We'll call this method during updateScrollBounds
method and record a tracked a true/false property, didReachBottom
.
// src/components/PDFDocument.vue
data() {
return {
didReachBottom: false,
// ...
};
},
methods: {
updateScrollBounds() {
const {scrollTop, clientHeight} = this.$el;
this.scrollTop = scrollTop;
this.clientHeight = clientHeight;
this.didReachBottom = this.isBottomVisible();
},
// ...
},
// ...
We can then use a watcher to call fetchPages
if this property flips from false
to true
. This watcher would fire continuously in a cycle as the user scrolls to the bottom and more pages are fetched.
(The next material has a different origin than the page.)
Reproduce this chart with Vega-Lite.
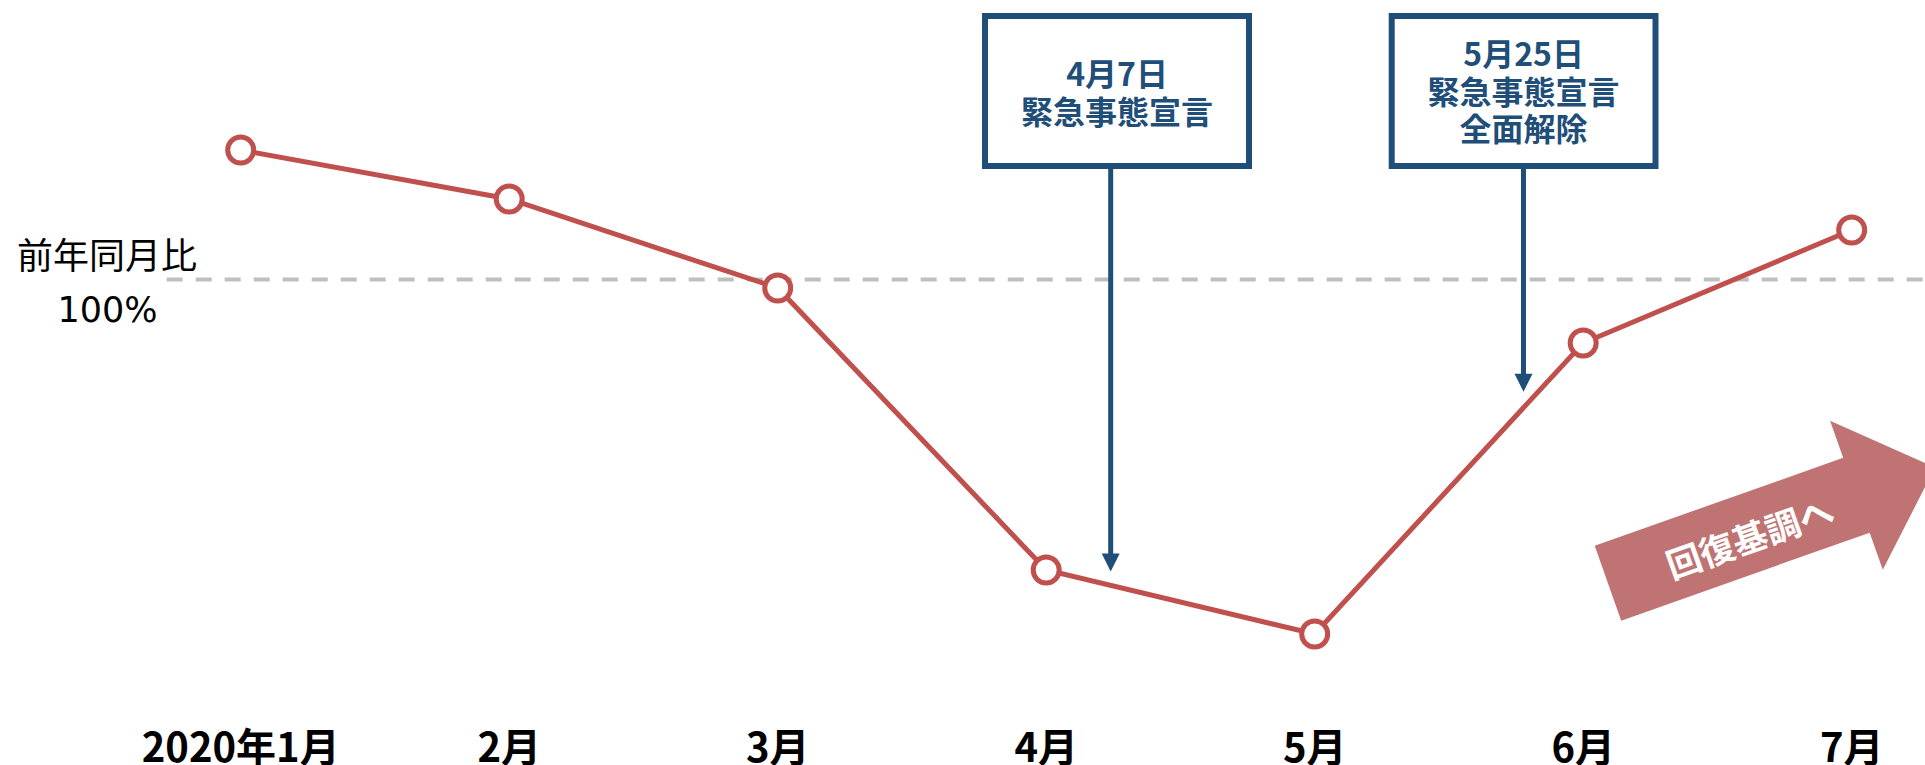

// src/components/PDFDocument.vue
watch: {
didReachBottom(didReachBottom) {
if (didReachBottom) this.fetchPages();
},
// ...
},
// ...
For another in-depth look at adding infinite scrolling for Vue, check out Chris Nwamba's post on Scotch.io. There are also a number of packages that abstract infinite scrolling if you'd prefer to lean on open source, including Akryum/vue-virtual-scroller and ElemeFE/vue-infinite-scroll.
Wrapping up
We've succeeded in making our documents more lazy; now we can defer both data fetching and page rendering until necessary, potentially improving performance of the initial page load and avoiding waste, especially for large documents.
We've been adding quite a bit of complexity though to our existing <PDFDocument>
and <PDFPage>
components; they now both are responsible for making API requests, calculating element boundaries, lazy behavior, etc. Ideally, we'll want to limit the responsibility of a given component to make our application less resistant to change. In the next post, we'll refactor our PDF viewer to to separate out data fetching and scrolling behavior into separate "renderless components". These changes will subsequently allow us to share code and add a new feature: a preview pane.
And now you've reached the bottom of this post!